Hi Tara, Thank you for making this recipe become a family favorite! I totally agree that the bacon never crisps when cooked with the onions and your method is a great suggestion. In fact, I’m going to add it to the printable recipe as an option. My family has never cared about the bacon being crisp but some people will definitely want this. Thanks again and I appreciate you taking the time to comment. This means a lot to me.
How long will this take to cook in a tin baking pan?
Do you mean a disposable aluminum foil tin pan? The beans should take the same amount of time not matter the pan. If it’s a thin pan, maybe check them 15 minutes early.

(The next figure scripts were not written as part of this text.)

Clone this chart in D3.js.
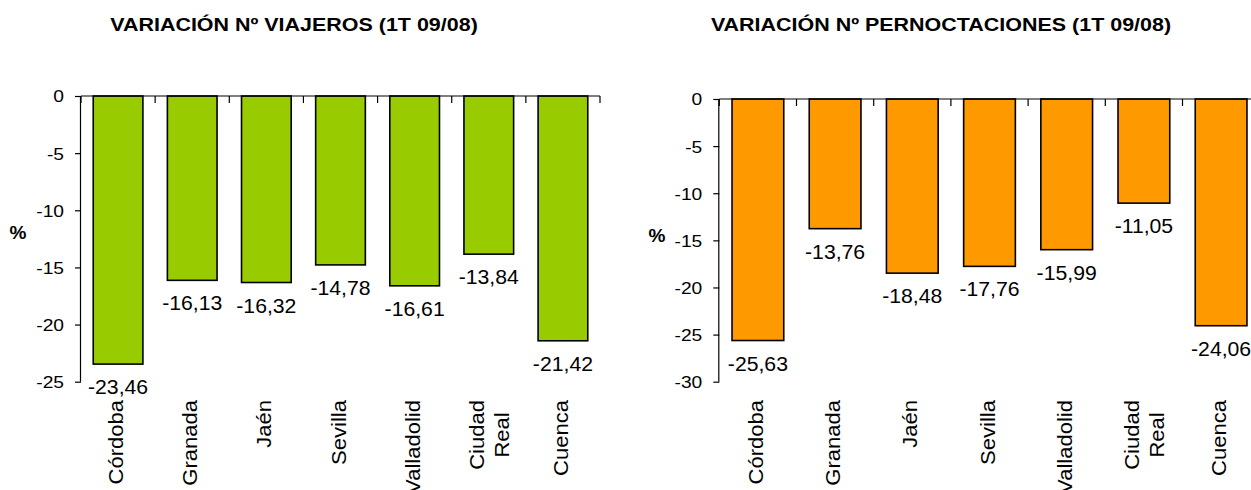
<!DOCTYPE html>
<html><head><meta charset="utf-8">
<script src="https://cdn.jsdelivr.net/npm/d3@7"></script>
<style>
html,body{margin:0;padding:0;background:#fff;}
svg text{font-family:Arial,"Liberation Sans",sans-serif;fill:#000;}
</style></head>
<body>
<svg id="c" width="1251" height="490"></svg>
<script>
const categories = ["Córdoba","Granada","Jaén","Sevilla","Valladolid","Ciudad Real","Cuenca"];
const categoryLines = [["Córdoba"],["Granada"],["Jaén"],["Sevilla"],["Valladolid"],["Ciudad","Real"],["Cuenca"]];
const viajeros = [-23.46,-16.13,-16.32,-14.78,-16.61,-13.84,-21.42];
const pernoctaciones = [-25.63,-13.76,-18.48,-17.76,-15.99,-11.05,-24.06];
const ticksViajeros = [0,-5,-10,-15,-20,-25];
const ticksPernoct = [0,-5,-10,-15,-20,-25,-30];
const titles = ["VARIACIÓN Nº VIAJEROS (1T 09/08)","VARIACIÓN Nº PERNOCTACIONES (1T 09/08)"];

const svg = d3.select("#c");

function stretch(sel, k){
  sel.each(function(){
    const w = this.getComputedTextLength();
    d3.select(this).attr("textLength", w*k).attr("lengthAdjust","spacingAndGlyphs");
  });
}

function drawChart(cfg){
  const g = svg.append("g");
  const y = d3.scaleLinear().domain([cfg.ticks[cfg.ticks.length-1],0]).range([cfg.yBottom, cfg.yTop]);
  const pad = 0.33;
  const x = d3.scaleBand().domain(categories).range([cfg.x0, cfg.x1]).paddingInner(pad).paddingOuter(pad/2);
  const step = x.step();
  const start = x(categories[0]) - step*pad/2;

  // title
  const t = g.append("text").attr("x", cfg.titleX).attr("y", 31)
    .attr("text-anchor","middle").attr("font-weight","bold").attr("font-size",18.5)
    .text(cfg.title);
  stretch(t, 1.16);

  // bars
  g.selectAll("rect.bar").data(cfg.values).join("rect")
    .attr("class","bar")
    .attr("x",(d,i)=>x(categories[i]))
    .attr("y",y(0))
    .attr("width",x.bandwidth())
    .attr("height",d=>y(d)-y(0))
    .attr("fill",cfg.color).attr("stroke","#000").attr("stroke-width",1.6);

  // y axis
  const ya = g.append("g").attr("transform",`translate(${cfg.x0},0)`)
    .call(d3.axisLeft(y).tickValues(cfg.ticks).tickSize(6).tickPadding(11).tickFormat(d=>String(d)));
  ya.select(".domain").attr("d",`M-0.5,${y(0)}V${cfg.yBottom}`).attr("stroke","#000").attr("stroke-width",1.2);
  ya.selectAll(".tick line").attr("stroke","#000").attr("stroke-width",1.2);
  ya.selectAll(".tick text").attr("font-size",17).attr("font-family",'Arial,"Liberation Sans",sans-serif').attr("fill","#000").attr("dy","0.35em");
  stretch(ya.selectAll(".tick text"), 1.13);

  // category axis at zero
  g.append("line").attr("x1",cfg.x0).attr("x2",cfg.x1).attr("y1",y(0)).attr("y2",y(0))
    .attr("stroke","#000").attr("stroke-width",1.2);
  g.selectAll("line.ct").data(d3.range(categories.length+1)).join("line").attr("class","ct")
    .attr("x1",i=>start+i*step).attr("x2",i=>start+i*step)
    .attr("y1",y(0)).attr("y2",y(0)+7).attr("stroke","#000").attr("stroke-width",1.2);

  // value labels
  const vl = g.selectAll("text.val").data(cfg.values).join("text").attr("class","val")
    .attr("x",(d,i)=>x(categories[i])+x.bandwidth()/2)
    .attr("y",d=>y(d)+30)
    .attr("text-anchor","middle").attr("font-size",20)
    .text(d=>d.toFixed(2).replace(".",","));
  stretch(vl, 1.06);

  // category labels
  categoryLines.forEach((lines,i)=>{
    const cx = x(categories[i]) + x.bandwidth()/2;
    const lg = g.append("g").attr("transform",`translate(${cx},400) rotate(-90)`);
    const texts = lines.map((s,j)=>lg.append("text").attr("font-size",19.5).text(s));
    texts.forEach(tt=>stretch(tt,1.13));
    const maxW = d3.max(texts,tt=>+tt.attr("textLength"));
    const offs = lines.length===1 ? [5] : [-4.5,20.5];
    texts.forEach((tt,j)=>{
      tt.attr("text-anchor","middle").attr("x",-maxW/2).attr("y",offs[j]);
    });
  });

  // % label
  g.append("text").attr("x",cfg.pctX).attr("y",cfg.pctY).attr("text-anchor","middle")
    .attr("font-weight","bold").attr("font-size",19).text("%");
}

drawChart({title:titles[0], titleX:294, values:viajeros, ticks:ticksViajeros, color:"#99CC00",
  x0:81, x1:600, yTop:96, yBottom:381.7, pctX:18, pctY:239});
drawChart({title:titles[1], titleX:941, values:pernoctaciones, ticks:ticksPernoct, color:"#FF9900",
  x0:719.3, x1:1259.7, yTop:99, yBottom:381.7, pctX:657, pctY:242});
</script>
</body></html>
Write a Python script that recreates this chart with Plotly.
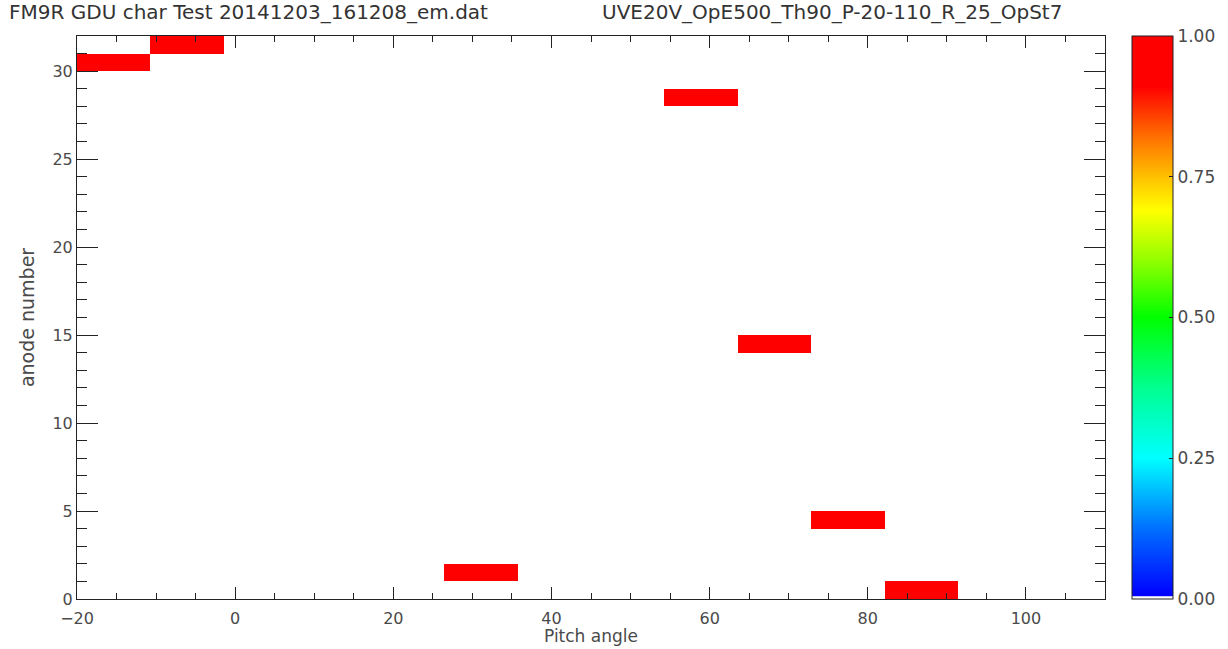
import plotly.graph_objects as go

# Data
pitch_edges = [-20, -10.71, -1.43, 7.86, 17.14, 26.43, 35.71, 45.0, 54.29,
               63.57, 72.86, 82.14, 91.43, 100.71, 110]
anode_edges = list(range(0, 33))
# hits: (pitch bin index, anode number)
hit_pitch_bin = [0, 1, 5, 8, 9, 10, 11]
hit_anode = [30, 31, 1, 28, 14, 4, 0]
hit_value = [1, 1, 1, 1, 1, 1, 1]

n_x = len(pitch_edges) - 1
n_y = len(anode_edges) - 1
z = [[0.0] * n_x for _ in range(n_y)]
for b, a, v in zip(hit_pitch_bin, hit_anode, hit_value):
    z[a][b] = v

title_left = "FM9R GDU char Test 20141203_161208_em.dat"
title_right = "UVE20V_OpE500_Th90_P-20-110_R_25_OpSt7"
x_title = "Pitch angle"
y_title = "anode number"

colorscale = [
    [0.0, "#ffffff"], [0.004, "#ffffff"], [0.006, "#0000ff"],
    [0.125, "#0070ff"], [0.25, "#00ffff"], [0.375, "#00ff90"],
    [0.5, "#00ff00"], [0.6, "#90ff00"], [0.69, "#ffff00"],
    [0.75, "#ffc000"], [0.82, "#ff7000"], [0.91, "#ff0000"], [1.0, "#ff0000"],
]

font_family = "DejaVu Sans"
txt_color = "#4a4a4a"

fig = go.Figure(go.Heatmap(
    x=pitch_edges, y=anode_edges, z=z, zmin=0, zmax=1,
    colorscale=colorscale, zsmooth=False, hoverinfo="skip",
    colorbar=dict(
        x=(1132 - 77) / 1028, xanchor="left", xpad=0, ypad=0,
        y=0, yanchor="bottom", len=1, lenmode="fraction",
        thickness=41, thicknessmode="pixels",
        outlinecolor="#222222", outlinewidth=1,
        tickvals=[0, 0.25, 0.5, 0.75, 1.0],
        ticktext=["0.00", "0.25", "0.50", "0.75", "1.00"],
        ticks="inside", ticklen=4, tickcolor="#222222",
        tickfont=dict(family=font_family, size=17, color=txt_color),
    ),
))

fig.update_layout(
    width=1228, height=649,
    margin=dict(l=77, r=123, t=36, b=50, autoexpand=False),
    paper_bgcolor="white", plot_bgcolor="white",
    showlegend=False,
    xaxis=dict(
        range=[-20, 110], tick0=-20, dtick=20,
        ticks="inside", ticklen=12, tickcolor="#222222",
        minor=dict(dtick=5, ticks="inside", ticklen=6, tickcolor="#222222"),
        showline=True, linecolor="#222222", linewidth=1, mirror="ticks",
        showgrid=False, zeroline=False, ticklabelstandoff=5,
        tickfont=dict(family=font_family, size=16, color=txt_color),
    ),
    yaxis=dict(
        range=[0, 32], tick0=0, dtick=5,
        ticks="inside", ticklen=21, tickcolor="#222222",
        minor=dict(dtick=1, ticks="inside", ticklen=10, tickcolor="#222222"),
        showline=True, linecolor="#222222", linewidth=1, mirror="ticks",
        showgrid=False, zeroline=False,
        tickfont=dict(family=font_family, size=16, color=txt_color),
        title=dict(text=y_title, standoff=12,
                   font=dict(family=font_family, size=19, color=txt_color)),
    ),
    annotations=[
        dict(text=title_left, xref="paper", yref="paper",
             x=(7 - 77) / 1028, y=(599 - 12) / 563, xanchor="left", yanchor="middle",
             showarrow=False, font=dict(family=font_family, size=20, color="#333333")),
        dict(text=title_right, xref="paper", yref="paper",
             x=(600 - 77) / 1028, y=(599 - 12) / 563, xanchor="left", yanchor="middle",
             showarrow=False, font=dict(family=font_family, size=20, color="#333333")),
        dict(text=x_title, xref="paper", yref="paper",
             x=(591 - 77) / 1028, y=(599 - 636) / 563, xanchor="center", yanchor="middle",
             showarrow=False, borderpad=0,
             font=dict(family=font_family, size=17, color=txt_color)),
    ],
)

fig.write_html("out.html", config={"displayModeBar": False},
               post_script="document.body.style.margin='0';document.body.style.overflow='hidden';")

Making these for my daughters birthday!
What a fantastic dish! I’ve made them three times so far and am making them again tonight. These beans always look fantastic and are great to bring to pot lucks. I really like using the dried beans for this; makes all the difference in presentation and texture. It’s nice to have another use for my horseradish other than just Bloody Marys.
I normally play around with the ingredients on most recipes, but this one stands great on it’s own! Thank you so much for sharing this.
Jarrod, you just made my weekend. Thanks for your kind words and I’m glad you like the recipe. This is one that my family loves as well and I never change it either. Thanks again.
Hi there,
Making these tonight. They’re in the oven & smelling delicious. I can already tell they’ll be amazing! Not to mention, that might me the best BBQ sauce I’ve ever tasted. Hands down.
Thanks a lot!
Kara! Wow, I’m honored that you sent me this comment before they’re even finished baking. Thanks so much for the nice words. This made my day.
My husband loves these! And he hates beans.
These beans are my hands-down favorite! They are even delicious cold. Will be making these ALOT!!! 🙂
Ohhhh my goodness!!!! I made these tonight, ABSOLUTELY DELICIOUS!!! I made them for a family BBQ and none of us could stop eating them, even though we were full! Soooo very yummy!!! Thank you so much for sharing this recipe!!
I made these for 4th of July party. They were delicious! Got many compliments. I doubled the recipe & added more bacon (1 lb thin cut). I think that made the beans more moist.
Pat, Thanks for making these and I’m glad they were a success! 😉
I will be making this for the the 4th of July looks amazing!
That’s great, Louise! Let me know how you like it.
This sounds like I need it soon. Will wait for the dry bean instructions. Think I will use my large stainless steel everyday pan to cook the bacon, etc. and then just add the beans to that and put it in the oven. I hate washing 9×13 baking dishes. Hate it.
I’m with you regarding washing out a 9×13 pan. Yes, your idea for the large pan in the oven sounds good. I added simple instructions regarding dry beans at the bottom of the ingredient list. Let me know how they turn out for you.
This sounds delicious… what to you have for those of us who like starting with dry beans?
Hi Lynn, I meant to add a variation for using dry beans. I will add that information to the bottom shortly.